Mos idos de vinte, não hesitei em denunciar cíclicas tragédias resultantes de uma iníqua “ordem social”, obra de políticos formatados por um iníquo modelo educacional fundado na competitividade negativa, que, já no início do século XX, Maria Montessori denunciara. Na Ucrânia, no Iémen, na Faixa de Gaza, a agonia da infância acompanhava a agonia de um modelo escolar que, a todo o custo, os poderosos do mundo tentavam manter.
Nele reinava a competitividade negativa. Estrambólicas premiações da “melhor escola do mundo” culminavam campanhas de acirrado marketing político. E era curta a distância entre escolas que afixavam “quadros de mérito”, a divulgação de rankings e o “And the winner is!” de ridículos concursos de “Professor Nota 10”.
Proliferavam “inovações” na Internet. Empresas e fundações patrocinavam generosamente organizações consideradas inovadoras – que de inovadoras nada tinham – lideradas por titulares de cursos de administração de empresas e por técnicos de Marketing, assessoradas por áulicos universitários saídos das catacumbas da educação do século XVIII.
A curiosidade me impeliu à consulta do currículum vitae de palestrantes de “lives” e congressos. Havia muitos “especialistas em educação” formados em Administração, Gestão de Empresas, Design de Produto, Publicidade e Propaganda, Informática, Direito, Finanças…
Psicólogos protagonizavam “lives” de autoajuda. Médicos davam formação sobre “neuroeducação em sala de aula”. Economistas introduziam o “e-learning em sala de aula”. Filósofos discorriam sobre “computação ubíqua em sala de aula”. Comunicadores principescamente pagos proferiam palestras sobre “inovação”, recuperando pedagogias fósseis, como a do “aluno no centro do processo de aprendizagem”. E os professores as reproduziam em situações de ensinagem… em sala de aula.

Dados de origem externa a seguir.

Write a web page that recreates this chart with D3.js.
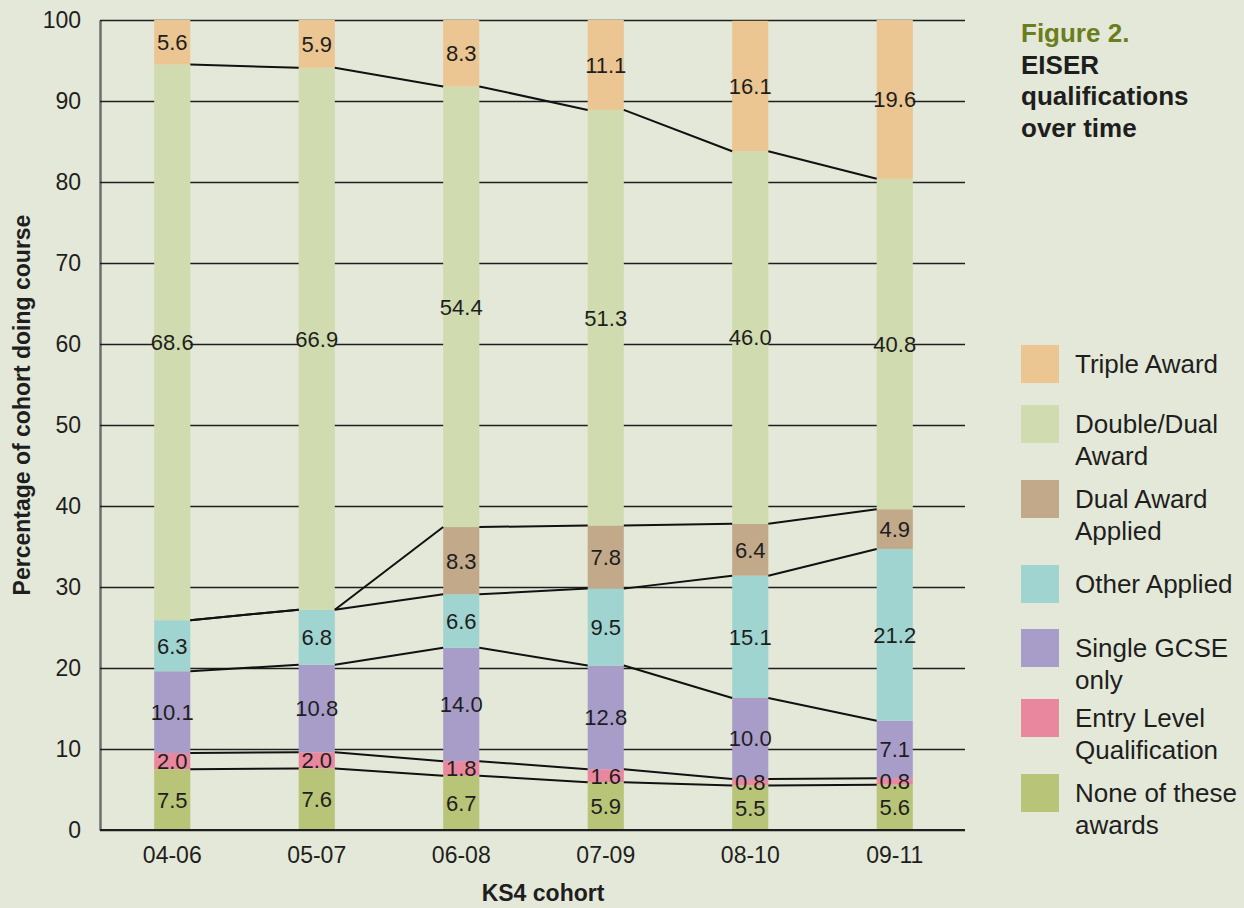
<!DOCTYPE html>
<html>
<head>
    <title>EISER qualifications over time</title>
    <script src="https://d3js.org/d3.v7.min.js"></script>
    <style>
        body { margin: 0; background: #e4e8d8; }
        text { font-family: "Liberation Sans", Arial, sans-serif; fill: #1e1e1e; }
        .grid line { stroke: #1e1e1e; stroke-width: 1.5; }
        .bar-label { font-size: 22px; text-anchor: middle; }
        .legend-label { font-size: 26px; }
        .title { font-size: 26px; font-weight: bold; }
        .axis-title { font-size: 23px; font-weight: bold; }
    </style>
</head>
<body>
<script>
    var w = 1244;
    var h = 908;

    var cohorts = ["04-06", "05-07", "06-08", "07-09", "08-10", "09-11"];

    // series, from bottom of the stack to top
    var seriesNames = ["None of these awards", "Entry Level Qualification", "Single GCSE only",
        "Other Applied", "Dual Award Applied", "Double/Dual Award", "Triple Award"];
    var noneValues = [7.5, 7.6, 6.7, 5.9, 5.5, 5.6];
    var entryValues = [2.0, 2.0, 1.8, 1.6, 0.8, 0.8];
    var singleValues = [10.1, 10.8, 14.0, 12.8, 10.0, 7.1];
    var otherAppliedValues = [6.3, 6.8, 6.6, 9.5, 15.1, 21.2];
    var dualAppliedValues = [0, 0, 8.3, 7.8, 6.4, 4.9];
    var doubleValues = [68.6, 66.9, 54.4, 51.3, 46.0, 40.8];
    var tripleValues = [5.6, 5.9, 8.3, 11.1, 16.1, 19.6];

    var yTicks = [0, 10, 20, 30, 40, 50, 60, 70, 80, 90, 100];

    var seriesValues = [noneValues, entryValues, singleValues, otherAppliedValues,
        dualAppliedValues, doubleValues, tripleValues];
    var colors = ["#b8c477", "#e9879f", "#a89dc9", "#a0d4d0", "#c2a98a", "#d0dbaf", "#ebc592"];

    // legend, top to bottom
    var legendItems = [
        { name: "Triple Award", lines: ["Triple Award"], color: colors[6] },
        { name: "Double/Dual Award", lines: ["Double/Dual", "Award"], color: colors[5] },
        { name: "Dual Award Applied", lines: ["Dual Award", "Applied"], color: colors[4] },
        { name: "Other Applied", lines: ["Other Applied"], color: colors[3] },
        { name: "Single GCSE only", lines: ["Single GCSE", "only"], color: colors[2] },
        { name: "Entry Level Qualification", lines: ["Entry Level", "Qualification"], color: colors[1] },
        { name: "None of these awards", lines: ["None of these", "awards"], color: colors[0] }
    ];
    var legendTops = [345, 405, 480, 565, 629, 699, 774];

    var table = cohorts.map(function (c, i) {
        var row = { cohort: c };
        seriesNames.forEach(function (s, k) { row[s] = seriesValues[k][i]; });
        return row;
    });

    var stacked = d3.stack().keys(seriesNames)(table);

    var plotLeft = 100, plotRight = 967, plotTop = 20, plotBottom = 830, gridEnd = 965;

    var x = d3.scaleBand().domain(cohorts).range([plotLeft, plotRight])
        .paddingInner(0.75).paddingOuter(0.375);
    var y = d3.scaleLinear().domain([0, 100]).range([plotBottom, plotTop]);

    var svg = d3.select("body").append("svg")
        .attr("width", w)
        .attr("height", h);

    svg.append("rect").attr("width", w).attr("height", h).attr("fill", "#e4e8d8");

    // y axis with gridlines
    var yAxis = svg.append("g")
        .attr("class", "grid")
        .attr("transform", "translate(" + plotLeft + ",0)")
        .call(d3.axisLeft(y).tickValues(yTicks).tickSizeInner(-(gridEnd - plotLeft)).tickSizeOuter(0).tickPadding(19));
    yAxis.select(".domain").attr("stroke", "#6e6e6e").attr("stroke-width", 2.5);
    yAxis.selectAll("text").style("font-size", "23px").attr("fill", "#1e1e1e");

    // bars
    var layers = svg.selectAll(".layer")
        .data(stacked)
        .enter()
        .append("g")
        .attr("class", "layer")
        .attr("fill", function (d, k) { return colors[k]; });

    layers.selectAll("rect")
        .data(function (d) { return d; })
        .enter()
        .append("rect")
        .attr("x", function (d) { return x(d.data.cohort); })
        .attr("width", x.bandwidth())
        .attr("y", function (d) { return y(Math.min(d[1], 100)); })
        .attr("height", function (d) { return y(d[0]) - y(Math.min(d[1], 100)); });

    // x axis
    var xAxis = svg.append("g")
        .attr("transform", "translate(0," + plotBottom + ")")
        .call(d3.axisBottom(x).tickSize(0).tickPadding(17));
    xAxis.select(".domain").attr("stroke", "#1e1e1e").attr("stroke-width", 2)
        .attr("d", "M" + plotLeft + ",0H" + gridEnd);
    xAxis.selectAll("text").style("font-size", "23px").attr("fill", "#1e1e1e");

    // connector lines between segment tops
    var bw = x.bandwidth();
    stacked.slice(0, stacked.length - 1).forEach(function (layer) {
        for (var i = 0; i < layer.length - 1; i++) {
            svg.append("line")
                .attr("x1", x(cohorts[i]) + bw)
                .attr("y1", y(layer[i][1]))
                .attr("x2", x(cohorts[i + 1]))
                .attr("y2", y(layer[i + 1][1]))
                .attr("stroke", "#111")
                .attr("stroke-width", 2);
        }
    });

    // value labels
    stacked.forEach(function (layer) {
        layer.forEach(function (d) {
            if (d[1] - d[0] <= 0) return;
            svg.append("text")
                .attr("class", "bar-label")
                .attr("x", x(d.data.cohort) + bw / 2)
                .attr("y", y((d[0] + Math.min(d[1], 100)) / 2))
                .attr("dy", "0.36em")
                .text(d3.format(".1f")(d[1] - d[0]));
        });
    });

    // axis titles
    svg.append("text")
        .attr("class", "axis-title")
        .attr("text-anchor", "middle")
        .attr("transform", "translate(30,405) rotate(-90)")
        .text("Percentage of cohort doing course");

    svg.append("text")
        .attr("class", "axis-title")
        .attr("text-anchor", "middle")
        .attr("x", 543)
        .attr("y", 901)
        .text("KS4 cohort");

    // figure title
    var titleLines = ["EISER", "qualifications", "over time"];
    svg.append("text")
        .attr("class", "title")
        .attr("x", 1021)
        .attr("y", 42)
        .style("fill", "#6b7e1e")
        .text("Figure 2.");
    titleLines.forEach(function (t, i) {
        svg.append("text")
            .attr("class", "title")
            .attr("x", 1021)
            .attr("y", 73.5 + i * 31.5)
            .text(t);
    });

    // legend
    legendItems.forEach(function (item, i) {
        var g = svg.append("g").attr("transform", "translate(1021," + legendTops[i] + ")");
        g.append("rect").attr("width", 38).attr("height", 38).attr("fill", item.color);
        item.lines.forEach(function (t, j) {
            g.append("text")
                .attr("class", "legend-label")
                .attr("x", 54)
                .attr("y", 28 + j * 32)
                .text(t);
        });
    });
</script>
</body>
</html>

Escutei um “especialista” dizer que havia “ajudado muitos alunos do 1º ciclo a adaptar-se a passagem da monodocência para a pluridocência do 2º ciclo”. E, no tempo dessa transição, crianças desenvolviam incontinência urinária, outras ficavam febris, na “hora de ir para a escola”.
“É assim a vida!” – diziam alguns – “Terão de se adaptar.”
A que “adaptação” se referiam? Ao conformismo? À subserviência? Referir-se-iam a alunos doentes de normose, escolarmente domesticados, que poderiam regressar à sua escola para matar colegas e professores?
Câmaras de vigilância eram colocadas em salas de aula, acompanhadas da advertência:
“Agora, terão de se comportar!”.
Matava-se a moral, quando se levava a agir com medo de castigo, impedia-se o desenvolvimento moral dos jovens.
Quando, no chão da escola, perguntava a uma criança o que gostaria de saber, ou fazer, ela respondia:
“Eu posso dizer o que quero saber? E o que quero fazer?”
Já não faziam perguntas, nem sabiam o que responder. A curiosidade infantil se esvaíra. Já tinham escutado milhares de respostas a perguntas que nunca tinham feito. Já tinham perdido o hábito de perguntar, de interrogar a vida.
O amigo Matias lançava veementes apelos:
Deixem as crianças em paz e não façam de conta que a escolarização segue os cânones normais. Não afoguem as crianças com classificações, modismos escolares totalmente despropositados. Afirmem a importância da comunicação e convivialidade, libertem a casa da lógica da escolarização.